What is a World Cup without Sachin Tendulkar?
In my previous office during the ICC World Cup 2011, India were up against England in their second match of the tournament and Sachin Tendulkar, batting on 32 off 50 balls, was taking his own time to get going. A colleague (an anti-Tendulkar person), without realizing that I was a fan, said, “Ye itni dheemi gati sey run bana raha hai. Arey ye bhagwaan hai ya shaitan? Bataiye, aise jeetegi India? (he is scoring at such a slow pace, how will India win? Is he a God or a devil?)”.
I smiled and told him that it wasn’t easy for him to play big strokes, as the ball was not coming to the bat with ease. I also assured him that the Little Master would step up on the gas in a while and will go on to hit a big knock to which the gentleman just shook head in disappointment.
The batting legend did exactly that and went on to score his 98th ODI century – 120 runs off 115 balls. The news room was filled with joy the moment he reached the century and the gentleman, who called him a devil a while ago, had left the office early considering the ramifications he had to face after such a splendid innings from the batting maestro.
Several colleagues had been waiting in the office, even though their shifts were over, just to see the legend reach another ton.
When India played South Africa at the Melbourne Cricket Ground in the ongoing World Cup, the stadium looked like a blue sea where thousands of Indian spectators had gathered to cheer the Men in Blue. The first major roar was heard when Tendulkar was shown on the big screen. We have heard from several experts about how Tendulkar's appearance in a match would require the opponents to come up with multiple strategies to stop his run-scoring spree. But what we didn't know was that his mere presence at the ground could lift the morale of the Indian team.
And it was such a delight to see him at the World Cup. Ever since he hung his boots from international cricket, while there are players in the current Indian team who have made sure the fans are glued to the television sets whenever India play a cricket match, there is no one who has come remotely close to Tendulkar’s fan following.
In modern day cricket, while we see the bats getting heavier and the boundaries getting smaller, Tendulkar’s achievements continue to look monumental.
We all knew, sooner or later, Chris Gayle would slam a double ton in limited-overs cricket.

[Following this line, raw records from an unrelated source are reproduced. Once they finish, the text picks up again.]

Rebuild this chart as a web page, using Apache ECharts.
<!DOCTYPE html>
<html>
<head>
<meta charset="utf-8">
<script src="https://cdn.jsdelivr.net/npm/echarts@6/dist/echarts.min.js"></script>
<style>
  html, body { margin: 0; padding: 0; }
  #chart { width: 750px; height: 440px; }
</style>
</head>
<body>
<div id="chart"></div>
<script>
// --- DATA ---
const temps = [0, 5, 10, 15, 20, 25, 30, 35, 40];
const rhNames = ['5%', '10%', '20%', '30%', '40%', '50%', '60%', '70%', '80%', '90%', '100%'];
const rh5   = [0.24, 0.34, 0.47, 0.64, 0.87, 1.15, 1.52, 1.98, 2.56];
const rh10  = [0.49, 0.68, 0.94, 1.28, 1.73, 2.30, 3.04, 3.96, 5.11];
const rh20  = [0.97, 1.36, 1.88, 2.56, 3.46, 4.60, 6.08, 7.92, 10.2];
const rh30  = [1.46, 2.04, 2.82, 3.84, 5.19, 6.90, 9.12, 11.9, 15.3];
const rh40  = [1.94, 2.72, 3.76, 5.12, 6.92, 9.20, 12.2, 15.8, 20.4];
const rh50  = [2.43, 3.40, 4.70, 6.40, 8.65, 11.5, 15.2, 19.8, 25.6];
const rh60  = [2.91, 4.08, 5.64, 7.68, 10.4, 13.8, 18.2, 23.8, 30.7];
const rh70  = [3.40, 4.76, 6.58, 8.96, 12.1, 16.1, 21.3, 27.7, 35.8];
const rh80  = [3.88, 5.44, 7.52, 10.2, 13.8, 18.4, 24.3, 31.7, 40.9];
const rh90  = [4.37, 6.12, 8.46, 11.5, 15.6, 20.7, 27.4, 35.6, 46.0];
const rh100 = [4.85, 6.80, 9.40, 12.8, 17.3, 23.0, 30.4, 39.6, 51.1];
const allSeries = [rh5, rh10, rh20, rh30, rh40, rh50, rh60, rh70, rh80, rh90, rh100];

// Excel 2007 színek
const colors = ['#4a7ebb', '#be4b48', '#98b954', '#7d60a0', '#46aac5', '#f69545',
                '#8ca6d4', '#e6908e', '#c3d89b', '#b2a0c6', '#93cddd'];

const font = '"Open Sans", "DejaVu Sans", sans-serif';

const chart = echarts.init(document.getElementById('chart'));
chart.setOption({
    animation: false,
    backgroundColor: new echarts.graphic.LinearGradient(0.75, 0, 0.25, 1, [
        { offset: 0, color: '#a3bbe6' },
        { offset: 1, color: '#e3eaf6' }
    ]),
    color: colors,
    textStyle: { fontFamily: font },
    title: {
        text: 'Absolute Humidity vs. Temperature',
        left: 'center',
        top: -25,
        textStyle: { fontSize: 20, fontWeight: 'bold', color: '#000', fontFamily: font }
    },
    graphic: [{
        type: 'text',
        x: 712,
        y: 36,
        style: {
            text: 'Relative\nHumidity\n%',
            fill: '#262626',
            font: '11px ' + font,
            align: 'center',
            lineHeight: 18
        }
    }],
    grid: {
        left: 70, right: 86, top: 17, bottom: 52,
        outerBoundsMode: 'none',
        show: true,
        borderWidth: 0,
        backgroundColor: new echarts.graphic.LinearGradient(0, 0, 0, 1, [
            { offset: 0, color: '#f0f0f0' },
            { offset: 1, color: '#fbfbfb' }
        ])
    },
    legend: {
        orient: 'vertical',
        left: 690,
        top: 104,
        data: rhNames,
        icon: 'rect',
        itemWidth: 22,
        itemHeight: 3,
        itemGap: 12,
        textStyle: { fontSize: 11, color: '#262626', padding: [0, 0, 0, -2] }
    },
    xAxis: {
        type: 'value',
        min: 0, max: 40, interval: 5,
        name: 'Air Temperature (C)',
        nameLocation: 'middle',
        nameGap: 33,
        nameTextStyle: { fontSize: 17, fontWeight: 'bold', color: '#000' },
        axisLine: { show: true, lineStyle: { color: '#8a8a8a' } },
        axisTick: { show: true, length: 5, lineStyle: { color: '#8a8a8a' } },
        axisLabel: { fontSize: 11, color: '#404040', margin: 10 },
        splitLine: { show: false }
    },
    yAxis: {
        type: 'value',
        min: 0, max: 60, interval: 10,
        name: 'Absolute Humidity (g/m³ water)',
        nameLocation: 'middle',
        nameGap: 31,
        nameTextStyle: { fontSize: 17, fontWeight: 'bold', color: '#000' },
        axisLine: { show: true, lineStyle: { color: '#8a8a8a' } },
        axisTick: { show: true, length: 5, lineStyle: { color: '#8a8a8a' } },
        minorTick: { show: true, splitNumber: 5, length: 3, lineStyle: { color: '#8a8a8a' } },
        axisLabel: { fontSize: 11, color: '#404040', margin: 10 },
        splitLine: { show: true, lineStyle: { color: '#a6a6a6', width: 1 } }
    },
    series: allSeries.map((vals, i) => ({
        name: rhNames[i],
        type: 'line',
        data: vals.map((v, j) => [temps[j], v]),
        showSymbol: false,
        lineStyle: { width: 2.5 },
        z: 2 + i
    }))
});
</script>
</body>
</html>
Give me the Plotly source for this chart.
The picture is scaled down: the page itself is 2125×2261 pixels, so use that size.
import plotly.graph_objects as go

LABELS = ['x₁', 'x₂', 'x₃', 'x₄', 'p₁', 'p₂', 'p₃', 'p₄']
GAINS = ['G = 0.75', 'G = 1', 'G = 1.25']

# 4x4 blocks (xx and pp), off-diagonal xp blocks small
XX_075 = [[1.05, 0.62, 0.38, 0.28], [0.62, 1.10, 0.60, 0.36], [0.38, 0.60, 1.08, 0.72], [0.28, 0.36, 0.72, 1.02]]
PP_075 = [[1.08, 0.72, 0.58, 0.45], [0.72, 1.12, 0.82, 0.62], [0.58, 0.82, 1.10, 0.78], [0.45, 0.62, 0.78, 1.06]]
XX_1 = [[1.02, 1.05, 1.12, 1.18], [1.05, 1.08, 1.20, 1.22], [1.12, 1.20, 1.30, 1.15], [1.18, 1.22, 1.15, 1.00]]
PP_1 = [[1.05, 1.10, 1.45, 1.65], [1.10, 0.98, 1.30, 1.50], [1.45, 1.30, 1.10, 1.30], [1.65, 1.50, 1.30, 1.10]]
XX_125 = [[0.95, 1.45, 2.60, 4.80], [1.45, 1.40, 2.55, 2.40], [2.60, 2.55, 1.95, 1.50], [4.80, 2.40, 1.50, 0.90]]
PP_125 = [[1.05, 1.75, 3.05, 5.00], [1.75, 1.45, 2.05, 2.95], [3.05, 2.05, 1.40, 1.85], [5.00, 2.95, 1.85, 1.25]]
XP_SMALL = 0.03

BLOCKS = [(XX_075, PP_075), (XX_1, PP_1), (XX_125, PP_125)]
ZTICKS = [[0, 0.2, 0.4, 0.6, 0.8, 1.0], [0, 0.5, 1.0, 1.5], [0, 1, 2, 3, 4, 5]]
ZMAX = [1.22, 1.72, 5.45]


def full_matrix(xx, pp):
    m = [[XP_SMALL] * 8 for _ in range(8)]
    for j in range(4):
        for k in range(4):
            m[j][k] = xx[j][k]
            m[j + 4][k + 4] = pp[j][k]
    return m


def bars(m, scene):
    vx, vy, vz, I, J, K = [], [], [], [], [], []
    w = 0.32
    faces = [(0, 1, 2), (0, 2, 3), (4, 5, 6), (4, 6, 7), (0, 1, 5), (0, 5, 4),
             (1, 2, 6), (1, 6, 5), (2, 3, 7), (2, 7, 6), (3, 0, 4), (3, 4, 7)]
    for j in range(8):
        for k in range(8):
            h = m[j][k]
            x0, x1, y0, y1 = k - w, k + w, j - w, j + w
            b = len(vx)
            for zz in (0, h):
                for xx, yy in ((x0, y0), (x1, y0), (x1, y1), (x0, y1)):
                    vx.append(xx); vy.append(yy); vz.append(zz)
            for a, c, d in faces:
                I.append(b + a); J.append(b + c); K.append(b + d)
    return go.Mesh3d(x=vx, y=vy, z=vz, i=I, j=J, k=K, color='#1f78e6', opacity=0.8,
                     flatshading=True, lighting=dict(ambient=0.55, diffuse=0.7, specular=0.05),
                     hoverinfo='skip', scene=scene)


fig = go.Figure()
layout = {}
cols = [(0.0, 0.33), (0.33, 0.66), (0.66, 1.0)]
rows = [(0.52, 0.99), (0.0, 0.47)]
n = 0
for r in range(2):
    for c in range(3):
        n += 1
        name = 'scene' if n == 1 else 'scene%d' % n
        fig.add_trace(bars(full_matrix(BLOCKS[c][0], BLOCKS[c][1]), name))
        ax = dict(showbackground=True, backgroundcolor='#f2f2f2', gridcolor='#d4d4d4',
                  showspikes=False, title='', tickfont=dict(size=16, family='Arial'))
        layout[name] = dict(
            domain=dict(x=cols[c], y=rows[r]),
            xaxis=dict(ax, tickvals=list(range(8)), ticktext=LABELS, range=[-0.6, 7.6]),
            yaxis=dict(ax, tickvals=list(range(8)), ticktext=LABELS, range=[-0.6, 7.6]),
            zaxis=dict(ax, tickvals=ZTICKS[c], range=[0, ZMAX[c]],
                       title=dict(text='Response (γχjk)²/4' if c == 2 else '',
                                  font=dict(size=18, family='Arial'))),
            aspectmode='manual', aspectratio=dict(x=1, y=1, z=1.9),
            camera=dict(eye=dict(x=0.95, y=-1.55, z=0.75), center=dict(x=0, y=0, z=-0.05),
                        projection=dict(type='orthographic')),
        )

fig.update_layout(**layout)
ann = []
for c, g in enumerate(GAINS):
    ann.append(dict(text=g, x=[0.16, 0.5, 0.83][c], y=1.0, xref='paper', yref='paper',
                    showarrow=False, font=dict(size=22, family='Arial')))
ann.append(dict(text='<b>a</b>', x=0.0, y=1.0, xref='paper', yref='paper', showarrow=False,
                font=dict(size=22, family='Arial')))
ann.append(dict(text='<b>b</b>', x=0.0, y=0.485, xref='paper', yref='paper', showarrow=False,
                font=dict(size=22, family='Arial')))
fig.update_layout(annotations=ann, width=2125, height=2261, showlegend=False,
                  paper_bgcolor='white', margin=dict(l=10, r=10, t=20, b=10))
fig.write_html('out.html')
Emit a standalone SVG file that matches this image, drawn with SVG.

Considering his swashbuckling style of play, it was surprising to see that it took him so long to achieve the feat, which came after three Indians had got to the landmark. It wasn’t an astonishing innings and one had to feel for the Zimbabwean bowlers, who could do nothing but watch Gayle clobber sixes effortlessly from the crease. But not to forget, the man who first achieved the milestone, was not as strongly built as Gayle, but with a very strong will power, it was the diminutive Tendulkar who demolished the Proteas bowling attack to become the first double centurion in limited-overs cricket.
While most of the fans throng the stadiums across the world to see their favourite players play live in front of their eyes, their family members, who are not sports fanatics, come along just to see that one player.
That one player, who is expected to single-handedly win matches for the team, steady the ship when the going gets tough and grabs the headlines no matter which two teams play.
People expect them to do something extraordinary on the ground, and while not many cricketers have managed to live up to the expectations, Tendulkar was one of the rare cricketers who made his presence felt across the world with consistent formidable knocks and drew spectators in massive numbers.
As kids, we couldn’t differentiate a cover drive from a square cut. We weren’t into the technicalities of the game, but this man had the power and the ability to make a nation sit and watch a sport, which was invented by the British.
As we began to understand the nuances of the game, this one batsman captured our imagination. Every time a ball hit his bat, we all wanted it to cross the boundary. Once it did, it was nothing less than a personal achievement. Every time he entered in the nineties, an entire nation prayed for him to reach the three-figure mark. Whenever he did, people irrespective of cast, creed and culture celebrated as if someone from their own family had made them proud.
No matter who won, no matter who lost, for Indian cricket fans, cricket was always about Tendulkar. When India registered an emphatic win against the Proteas in this World Cup, it was great to have Tendulkar at the Melbourne Cricket Ground. He might not have been a part of the playing eleven, but for over 80, 000 spectators, he was as much a part of the squad as anybody else.
While the modern greats in Kumar Sangakkara, Mahela Jayawardene, Younis Khan and several others continue to represent their countries in what is possibly their last World Cup, Tendulkar continues to enthrall the cricket fans across the world even though he is not a part of the tournament. None of the cricketers can fill the gap left by his retirement.
This year too, as the tournament progresses, records will be broken, we all will witness some breathtaking catches, world-class players will further strengthen their batting averages, and the speedsters will break some more stumps.
Like Gayle, some other batsman will make his country proud. Like all other editions, this one too will witness its ups and downs. But amid all these records, celebrations, what is a World Cup without Sachin Tendulkar?